Ad accompagnare la splendida grafica, Tomb Raider si distingue anche per la soundtrack e gli effetti, rispettivamente evocativi e decisi, senza contare il doppiaggio italiano, dove da elogiare è in particolare il lavoro della nuova doppiatrice ufficiale di Lara Croft, la bravissima Barbara Ponticelli.
Ad accompagnare la maestosa modalità singolo giocatore, arriva anche il multiplayer, da 2 a 8 giocatori online. Come spesso accade nei TPS, o in generale nei titoli molto basati su una forte campagna offline, anche il multigiocatore di Tomb Raider appare accessorio e nemmeno lontanamente al livello del resto del pacchetto.

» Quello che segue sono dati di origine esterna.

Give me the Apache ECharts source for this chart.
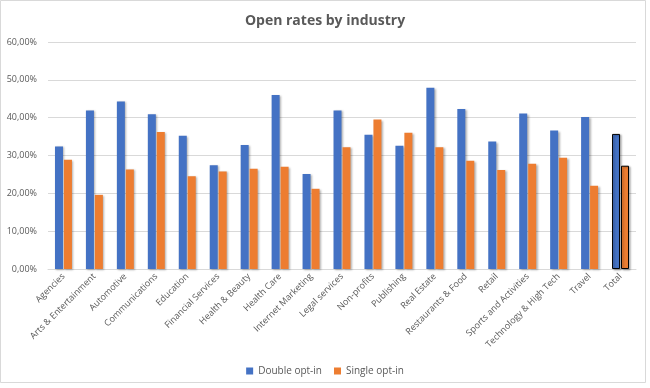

Le due fazioni dei Superstiti della nave e dei Solarii (il nome degli indigeni, ndr) si scontrano su una manciata di mappe in modalità classiche come deathmatch a squadre e tutti contro tutti, più un paio di aggiunte dedicate al setting della serie, chiamate SOS e Soccorso. In entrambe le tipologie di partite ci si sfida a turni per controllare dei punti d’interesse o raccogliere oggetti, con entrambe le fazioni a rincorrere un obbiettivo differente. Apparentemente variano abbastanza rispetto ai canoni classici del genere, ma alla resa dei conti si tratta di King of the Hill modificate e adattate a Lara e compagnia bella. Le opzioni di personalizzazione e le statistiche sono tutte lì come ci si dovrebbe attendere, ma è proprio gamepad alla mano che qualcosa non funziona: il ritmo, le armi e il gunplay non sono semplicemente a livello di concorrenti come Gears of War e tutte le partite appaiono farraginose e affidate al caso. Nel caso abbiate terminato la Storia, è comunque bello sapere che Crystal Dynamics ha pensato di includere qualcosa per aumentare la longevità, tuttavia avremmo decisamente preferito qualche livello e ora in più con Lara che impersonare un cuoco con un fucile a pompa che sfida una setta religiosa a raccogliere medikit entro lo scadere del tempo.
Tomb Raider rappresenta un perfetto esempio di reboot e di gioco di qualità da fine generazione, tanto da colmare la distanza che la separava da Nathan Drake, che con gli ultimi due Uncharted per PlayStation 3 era salito sul trono come miglior esploratore/tombarolo videoludico.